Gottlieb’s “swift and decisive action to expand access to safe, effective, and affordable generic and biosimilar medicines is of tremendous benefit for our nation’s patients,” said Chip Davis, president and chief executive officer of AAM, said in a June 27 statement. The FDA’s announcement “signals that any serious effort by the Trump Administration or the United States Congress to bring down drug costs for patients must include more affordable generics and biosimilars. AAM looks forward to working with FDA and policymakers on all possible ways to further enhance competition and improve the first cycle approval rate for generic drug applications.”
Premier Inc. said in a June 28 statement that while it supports the FDA’s actions, more needs to be done. Premier is a health-care improvement company, uniting an alliance of approximately 3,750 U.S. hospitals and more than 130,000 other provider organizations.
“Hospitals, caregivers and consumers have experienced significant price spikes and shortages in generic drugs when there is a lack of competition in the market,” Premier said. The FDA’s action to expedite the review of generic drug applications “will help address this problem.”

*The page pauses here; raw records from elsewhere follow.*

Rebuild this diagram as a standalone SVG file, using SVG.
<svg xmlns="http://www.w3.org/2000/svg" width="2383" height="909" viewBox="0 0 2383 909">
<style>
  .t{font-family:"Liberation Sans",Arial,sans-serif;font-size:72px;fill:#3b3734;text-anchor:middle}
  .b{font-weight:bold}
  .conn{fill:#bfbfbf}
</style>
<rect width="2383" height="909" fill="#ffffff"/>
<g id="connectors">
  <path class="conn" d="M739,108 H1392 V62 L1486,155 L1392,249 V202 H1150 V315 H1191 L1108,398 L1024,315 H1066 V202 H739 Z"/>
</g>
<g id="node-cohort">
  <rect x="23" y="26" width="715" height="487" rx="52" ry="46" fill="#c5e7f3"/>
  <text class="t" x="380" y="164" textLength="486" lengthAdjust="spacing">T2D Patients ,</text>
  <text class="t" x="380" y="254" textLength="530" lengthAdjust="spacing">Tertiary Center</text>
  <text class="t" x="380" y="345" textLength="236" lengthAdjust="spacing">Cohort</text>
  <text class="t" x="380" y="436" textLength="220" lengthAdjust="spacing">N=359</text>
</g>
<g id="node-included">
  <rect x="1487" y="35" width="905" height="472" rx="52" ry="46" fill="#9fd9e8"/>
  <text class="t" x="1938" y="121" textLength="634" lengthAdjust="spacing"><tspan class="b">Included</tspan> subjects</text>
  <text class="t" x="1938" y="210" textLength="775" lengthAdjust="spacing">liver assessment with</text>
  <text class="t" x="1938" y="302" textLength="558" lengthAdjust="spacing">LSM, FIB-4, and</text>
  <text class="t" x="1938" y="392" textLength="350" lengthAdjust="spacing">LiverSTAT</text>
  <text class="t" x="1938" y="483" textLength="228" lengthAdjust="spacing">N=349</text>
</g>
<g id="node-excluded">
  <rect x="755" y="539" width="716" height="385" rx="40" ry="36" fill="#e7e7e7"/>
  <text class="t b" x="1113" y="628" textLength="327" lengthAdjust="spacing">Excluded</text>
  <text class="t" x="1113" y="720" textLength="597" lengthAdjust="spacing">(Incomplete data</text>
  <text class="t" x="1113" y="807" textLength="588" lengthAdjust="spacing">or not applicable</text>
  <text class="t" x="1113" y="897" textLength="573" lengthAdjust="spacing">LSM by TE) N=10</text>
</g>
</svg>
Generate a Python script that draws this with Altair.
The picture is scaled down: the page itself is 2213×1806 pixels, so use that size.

Premier also said it applauds the FDA’s publication of the off-patent, off-exclusivity branded drug list. “After reviewing the list, Premier has already identified a number of critical drugs for patient care and already begun outreach to manufacturers to participate in the FDA’s new expedited process,” the alliance said.
“While we applaud these important actions by the FDA to address issues that are helping to cause high drug prices and shortages, we recognize that more needs to be done. Premier recently released nine policy recommendations Congress and the administration should take to create healthier and more competitive pharmaceutical markets, and drive toward the goal of achieving a high-quality, cost-effective pharmaceutical industry,” Premier said.